Analysis: Redemption under section 125 of the Customs Act, 1962 presupposes custody of the confiscated goods and the practical ability to restore possession on payment of fine. Where the goods are not available and no bond or bank guarantee had been furnished to secure their production, an option to redeem is legally ineffective. In such circumstances, confiscation may stand but redemption fine cannot be insisted upon.
Conclusion: The refusal to impose redemption fine was correct and the Revenue's challenge failed.
Issue (ii): Whether recovery of the differential DEPB credit under section 28, and confiscation and penalty for alleged misdeclaration, were sustainable.
Analysis: Section 28 of the Customs Act, 1962 authorises recovery of duty short-paid, not paid, or erroneously refunded, whereas the dispute here concerned DEPB credit entitlement and not duty or refund. No material was shown that the alleged excess credit had actually been utilised so as to attract recovery under section 28. On misdeclaration, the shipping bills disclosed both descriptions and the goods were not concealed as synthetic dye; the presence of two descriptions did not establish suppression or deliberate misdescription warranting confiscation under section 113 or penalty under section 114.
Conclusion: Recovery under section 28, confiscation, and penalty were unsustainable and were set aside.

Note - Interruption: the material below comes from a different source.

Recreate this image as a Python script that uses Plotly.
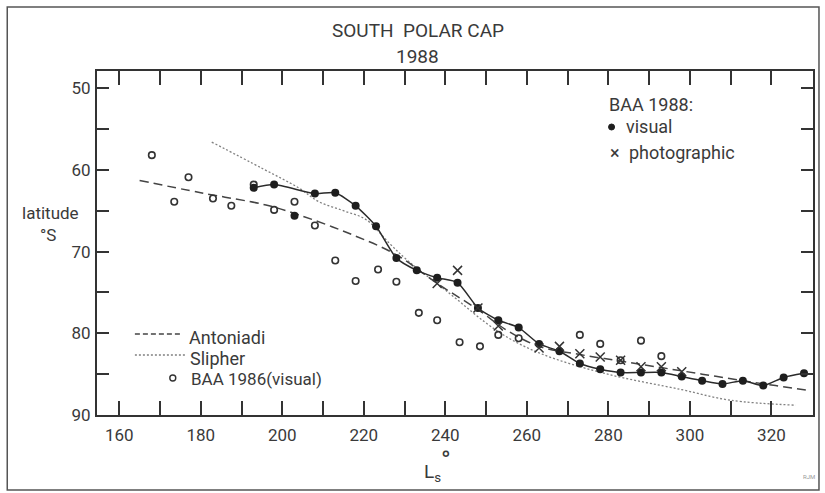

Final Conclusion: The Revenue appeal was dismissed, while the exporter obtained relief against the recovery, confiscation-related consequences, and penalty.
Ratio Decidendi: Redemption fine cannot be ordered for confiscated goods that are not physically available for redemption, and section 28 cannot be used to recover differential DEPB credit absent proof of actual duty-related utilisation or other statutory basis.